Zuletzt wäre da noch die fehlende Privatsphäre, mit der ich gerade als Mutter schlecht klar komme. Der Sohn schreit von Weitem, er müsse ganz dringend Kacka und der halbe Campingplatz wird darüber informiert. Ich verliere die Nerven und drohe ihm lauthals, wenn er noch mal auf seine Schwester springe, lande er vor der Wohnwagentür und weiß, dass die Mutter nebenan meine Überforderung nicht nur hören sondern auch sehen kann. Und das abendliche 45-minütige Babygebrüll, das zu uns rüber schallt, stresst die entsprechenden Eltern sicher ungemein. Ich selbst fände das Zirpen der Zikaden als Hintergrundgeräusch während des Abendessens auch um einiges angenehmer. Campen mit Kindern bedeutet auch, dass die neu gefundenen Freunde des Sohnes jetzt kurzerhand unser Vorzelt einnehmen, mitessen und plötzlich im Wohnwagen stehen.
Vielleicht hatte ich dem Campen auch zugestimmt, weil ich ein paar Klischee-Bilder im Kopf hatte. Ich sah uns morgens mit einer Kaffeetasse in der Hand und Blick aufs Meer draußen sitzen. Doch dann wackelt dieser klapprige Campingtisch weil der steinige Boden hier uneben ist und der Vierjährige stößt mal wieder beim Herumzappeln dagegen. Übergeschwappte Kaffeetassen, Gefluche und wo liegt jetzt wieder die verdammte Küchenrolle? Die ist leer, der Nachschub noch im Stauraum des Wohnwagens.

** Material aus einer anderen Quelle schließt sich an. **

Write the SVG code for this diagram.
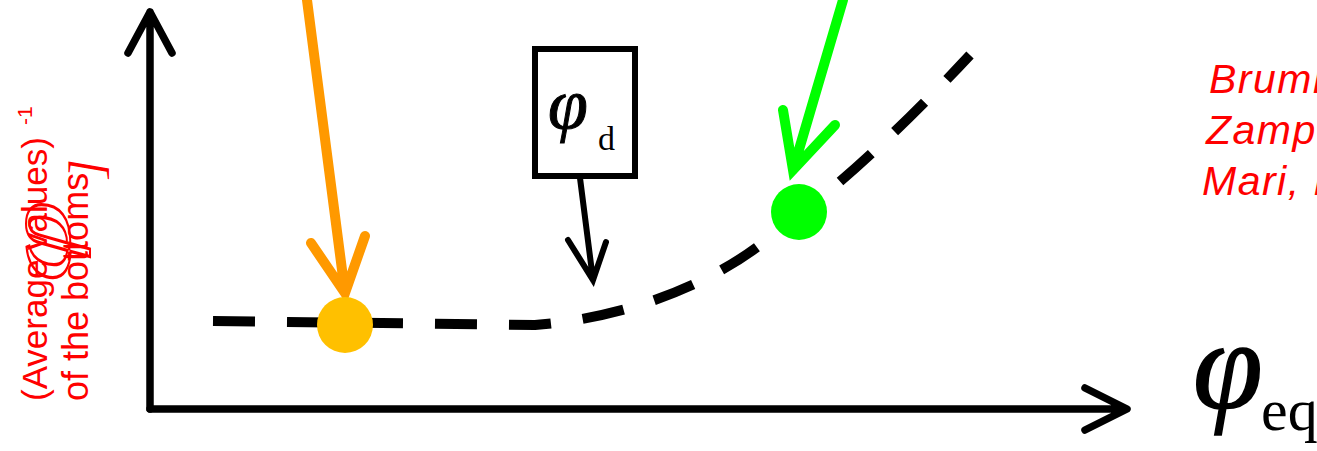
<svg xmlns="http://www.w3.org/2000/svg" width="1317" height="451" viewBox="0 0 1317 451">
<style>
.ax{fill:none;stroke:#000;stroke-width:7.5;stroke-linecap:round;stroke-linejoin:round}
.red{fill:#FF0000;font-family:"Liberation Sans",Arial,sans-serif}
.ref{fill:#FF0000;font-family:"Liberation Sans",Arial,sans-serif;font-style:italic;font-size:41px;letter-spacing:1.5px}
.math{font-family:"Liberation Serif","Times New Roman",serif;fill:#000}
</style>
<rect width="1317" height="451" fill="#fff"/>
<g id="connectors">
<path class="ax" d="M150,409 L150,12 M128,53 L150,12 L172,53"/>
<path class="ax" d="M150,409 L1126,409 M1085,388 L1127,409 L1085,430"/>
<path d="M213,321 L535,325 C620,318 700,290 760,245 C830,195 900,130 970,55" fill="none" stroke="#000" stroke-width="10" stroke-dasharray="42 32"/>
<path d="M307,0 L345,293 M311,243 L345,293 L365,236" fill="none" stroke="#FF9900" stroke-width="10" stroke-linecap="round" stroke-linejoin="miter"/>
<path d="M843,0 L793,170 M783,110 L793,170 L835,125" fill="none" stroke="#00FF00" stroke-width="10" stroke-linecap="round" stroke-linejoin="miter"/>
<path d="M580,178 L593,280 M568,240 L593,280 L606,242" fill="none" stroke="#000" stroke-width="6" stroke-linecap="round"/>
</g>
<g id="dot-orange"><circle cx="345" cy="325" r="28" fill="#FFC000"/></g>
<g id="dot-green"><circle cx="799" cy="212" r="28" fill="#00FF00"/></g>
<g id="box-phi-d">
<rect x="535" y="49" width="100" height="127" fill="#fff" stroke="#000" stroke-width="6"/>
<text class="math" x="548" y="128" font-size="72" font-style="italic" stroke="#000" stroke-width="1">φ</text>
<text class="math" x="598" y="150" font-size="34">d</text>
</g>
<g id="x-label">
<text class="math" x="1193" y="408" font-size="126" font-style="italic" stroke="#000" stroke-width="1.5">φ</text>
<text class="math" x="1261" y="430" font-size="60">eq</text>
</g>
<g id="y-label">
<text class="red" font-size="35" transform="translate(47,401) rotate(-90)">(Average values)<tspan font-size="21" dx="12" dy="-15">-1</tspan></text>
<text class="red" font-size="36" transform="translate(88,401) rotate(-90)">of  the bottoms</text>
<text fill="none" stroke="#FF0000" stroke-width="2" font-family="Liberation Serif,serif" font-style="italic" font-size="92" transform="translate(70,282) rotate(-90) scale(1.6,1)">φ</text>
<text fill="#FF0000" font-family="Liberation Serif,serif" font-style="italic" font-size="48" transform="translate(102,178) rotate(-90)">]</text>
</g>
<g id="refs">
<text class="ref" x="1209" y="93">Brummer</text>
<text class="ref" x="1206" y="144">Zamponi</text>
<text class="ref" x="1202" y="195">Mari, Krzakala</text>
</g>
</svg>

Kannst du mal holen, die Klappe ist abgeschlossen, wo ist der Schlüssel, den hattest du doch zuletzt, warum legst du ihn nicht wieder zurück an seinen Platz. Und wen interessiert jetzt noch der meditative Blick aufs Meer? Hast du den Wohnwagen schon bei Ebay Kleinanzeigen eingestellt, frage ich meinen Mann. Unser Running Gag für viele Momente wie diesen. Wir müssen beide lachen, auch wenn ich es ernst meine.